既然如此,至少也会黏着孩子吧?可是静子也没有,她只是守在家里,做个服从温顺的妻子。
玲奈子发现在幼儿园认识的朋友的母亲,都会透过孩子而成为朋友,大家会利用短短的时间交谈。
我的母亲有点奇怪。
当玲奈子知道母亲不出门的原因,是因为父亲有爱人的时候,她小小的心灵觉得好沮丧。
妈妈企图借着守在家里来守住“妻子的宝座”……。
还在念小学的玲奈子之所以会这么想,是因为她从小就不曾从静子的态度上,感受到母亲的气息。
朋友都羡慕她有一个“随时随地都很漂亮的妈妈”,可是玲奈子本身却反而羡慕那些虽然粗野、不会做家事、热衷于照顾孩子而忘了打扮自己,但是疼爱孩子的母亲。
或许是对没有爱情的夫妻关系太执着吧?静子强烈地希望玲奈子能有个美好的婚姻,当一个幸福的妻子。

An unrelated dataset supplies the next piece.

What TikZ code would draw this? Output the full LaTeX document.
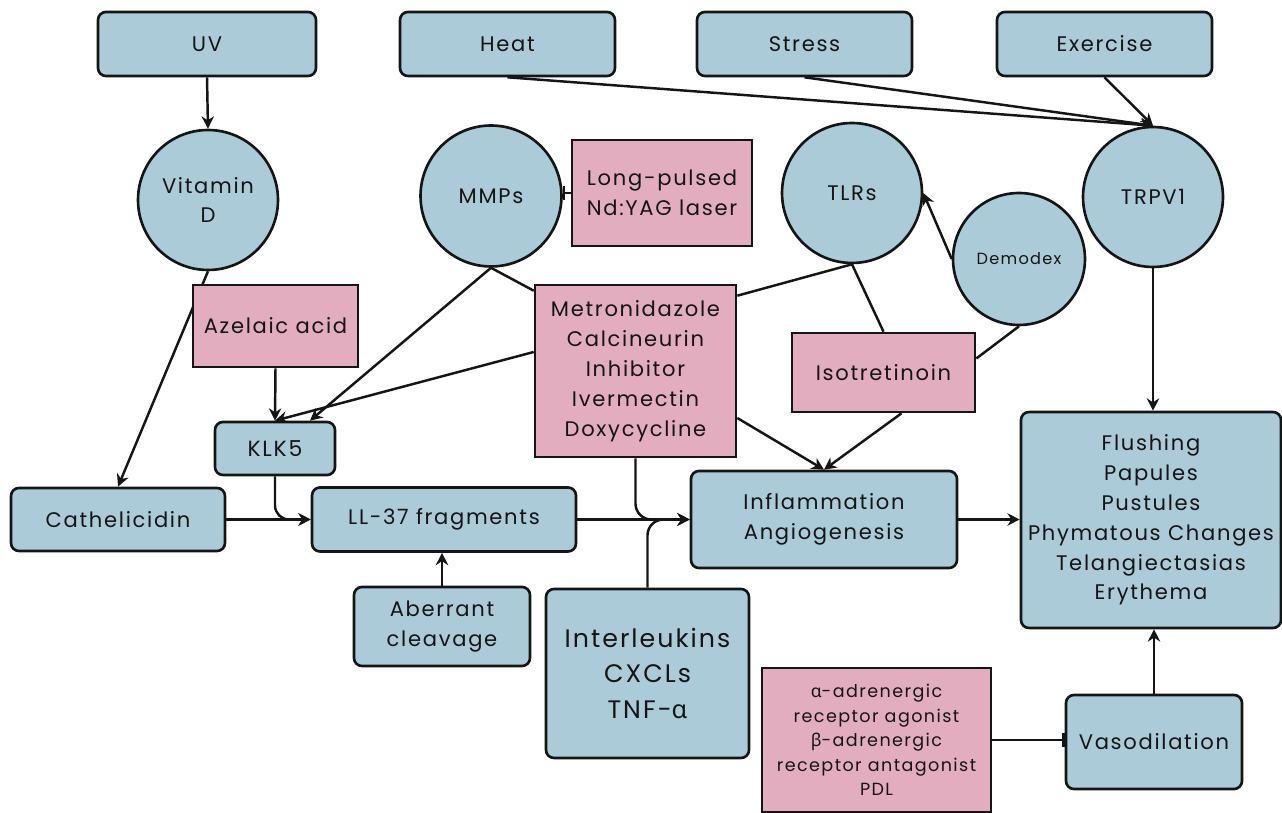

玲奈子现在学习的茶道和纲琴,及就读圣女学院都是为这个目的做准备。
--别开玩笑了!
个性比一般女孩子强悍、自尊心特别强烈的玲奈子,无法忍受母亲把自己得不到的理想,转移到女儿身上的作法。如果你要幸福的婚姻,为什么又要跟父亲结婚?如果希望组个理想的家庭,那跟婚前就可能有爱人的熏彦结婚就是个错误,就算先前不知情,在明白事实的当时就该离婚的。
--可是,你们竟然还生了三纪彦……
十二岁的玲奈子无法相信,已经没有了爱的夫妻,竟然还能生小孩。
熏彦想要一个继承家业的儿子,而静子则为了保住妻子的宝座。经历流产、忍受着痛苦的不孕症治疗,静子溺爱着执拗地怀孕生下的三纪彦。
熏彦一样疼爱玲奈子,但是玲奈子知道那是因为她“和父亲很像”。
玲奈子成熟的美貌和修长的身材跟父亲熏彦非常相似。玲奈子出于本能地感觉到,从年轻时就爱漂亮、打扮的熏彦,之所以疼爱遗传了他优点的玲奈子,不是因为她是自己的女儿,而是一种自恋情结的延续。
静子痴恋对她无心的丈夫,没有余裕去爱女儿,但是熏彦则是极端的自恋狂。
熏彦半公开似地拥有爱人,另一方面又出任教会学校的理事长,是个能干的经营者,在工作或公益活动方面非常活跃。
玲奈子实在无法喜欢在一般世人眼中,既华丽又充满精力的熏彦。